The second cartoon [Link]
struck me because it embodies two SF metaphors that I am generally disinterested of. The metaphors are those of the English SF series “Dr. Who”, and the Amerikan movie series “Star Wars”, the theme is a competition between principals and their respective technologies, a ‘sonic screwdriver’ and a ‘light saber’. I have enough knowledge to know the light saber thing is almost certainly absurd and I suspect the screwdriver is similarly. hence the designation of SF instead of science fiction. Both have the unsavory aspect of representing world views that are inherently oppressive and reactionary, the one overwhelmingly tyrannical and the other sanitary of change. Neither is on my list of regular viewing.
Nonetheless, I find myself rather agreeing with the picture. The Star Wars millieu is one that is not just abiding but supportive of slavery on the parts of both good and bad. Hence all are evil. The Dr. Who is, from what I have seen, not supportive of slavery and hence a lesser evil. That is the prescription of freedom, that the lesser evil triumph for a time until an even lesser evil may arise.
The last cartoon [Link]
is at once more welcome and more upsetting. As is consistently the situation with Chaim’s work I find myself remembering my own days as a graduate student. Too many of us go to graduate shule with the idea of getting a degree or of securing our life work and find ourselves having to accept a marriage to an advisor on much the same standing as slaves securing a master and then working on whatever we are assigned rather than what we want to work on. In my day there was still the fiction that a graduate student could propose his degree research and be affirmed in it. In practice none were and today none even try.
As a result, one is basically unhappy and dissatisfied from the get go, once the initial thrill of having a project wears thin in the realities of it being either drudge work one step removed from harvesting microbes from sewage or not only being highly unlikely of success but more unlikely we will be brilliant enough to overcome the difficulties of it being unwanted as much as unwanting. And we are ill equipped to realize that we are being used; that is why the slave-master metaphor is so apt.

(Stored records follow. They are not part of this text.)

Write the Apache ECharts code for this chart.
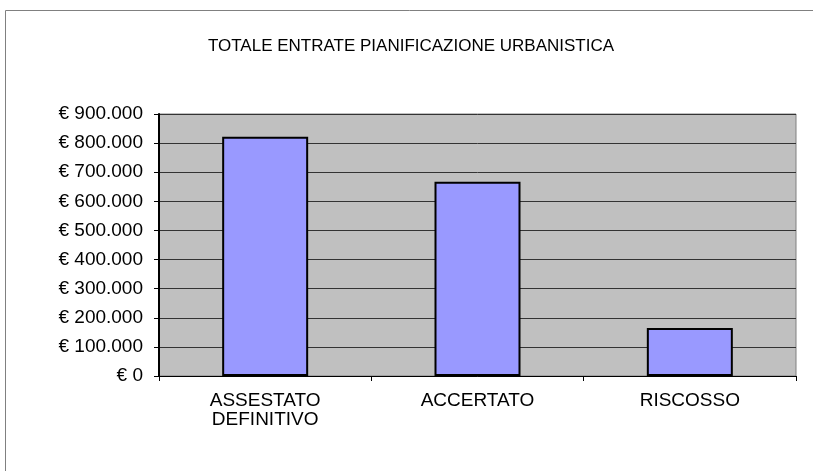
<!DOCTYPE html>
<html>
<head>
<meta charset="utf-8">
<script src="https://cdn.jsdelivr.net/npm/echarts@6/dist/echarts.min.js"></script>
<style>
  html, body { margin: 0; padding: 0; background: #fff; }
  #main { width: 813px; height: 471px; }
</style>
</head>
<body>
<div id="main"></div>
<script>
var categories = ['ASSESTATO\nDEFINITIVO', 'ACCERTATO', 'RISCOSSO'];
var values = [822000, 667000, 165000];
var titleText = 'TOTALE ENTRATE PIANIFICAZIONE URBANISTICA';

function euro(v) {
  var s = String(Math.round(v)).replace(/\B(?=(\d{3})+(?!\d))/g, '.');
  return '€ ' + s;
}

var chart = echarts.init(document.getElementById('main'));
var font = 'Liberation Sans, Arial, sans-serif';
chart.setOption({
  animation: false,
  textStyle: { fontFamily: font },
  title: {
    text: titleText,
    left: 406, top: 33, textAlign: 'center',
    textStyle: { fontSize: 17, fontWeight: 'normal', color: '#000', fontFamily: font }
  },
  graphic: [{
    type: 'rect', z: -10,
    shape: { x: 5.5, y: 10.5, width: 900, height: 600 },
    style: { fill: 'none', stroke: '#808080', lineWidth: 1 }
  }],
  grid: {
    left: 159, top: 114, right: 17, bottom: 95,
    show: true, backgroundColor: '#C0C0C0', borderColor: '#808080', borderWidth: 1
  },
  xAxis: {
    type: 'category',
    data: categories,
    axisLine: { lineStyle: { color: '#000', width: 1 } },
    axisTick: { show: true, length: 5, alignWithLabel: false, lineStyle: { color: '#000' } },
    axisLabel: { color: '#000', fontSize: 19, margin: 15, lineHeight: 19, fontFamily: font }
  },
  yAxis: {
    type: 'value',
    min: 0, max: 900000, interval: 100000,
    axisLine: { show: true, lineStyle: { color: '#000', width: 2 } },
    axisTick: { show: true, length: 5, lineStyle: { color: '#000' } },
    splitLine: { lineStyle: { color: '#333', width: 1 } },
    axisLabel: { color: '#000', fontSize: 19, margin: 16, formatter: euro, fontFamily: font }
  },
  series: [{
    type: 'bar',
    data: values,
    barWidth: '40.5%',
    itemStyle: { color: '#9999FF', borderColor: '#000', borderWidth: 2 }
  }]
});
</script>
</body>
</html>
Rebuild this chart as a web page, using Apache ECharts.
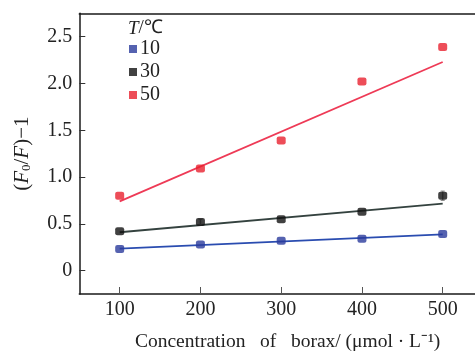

As a result, one of three things happen. First, the weight of uselessness and alienness overwhelms and we drop out of graduate shule to do anything else we can. The folks who do this are often the happiest. If they can avoid re-entering in later life. Second, we have those who by dint of years of mind trashing finally win through and receive a degree as a Cracker Jack prize and obtain about the same value from. Or third, the project and student merge and creativity actually results, the advisor/master is surpassed, and the student graduates a pariah who can go on to future greatness.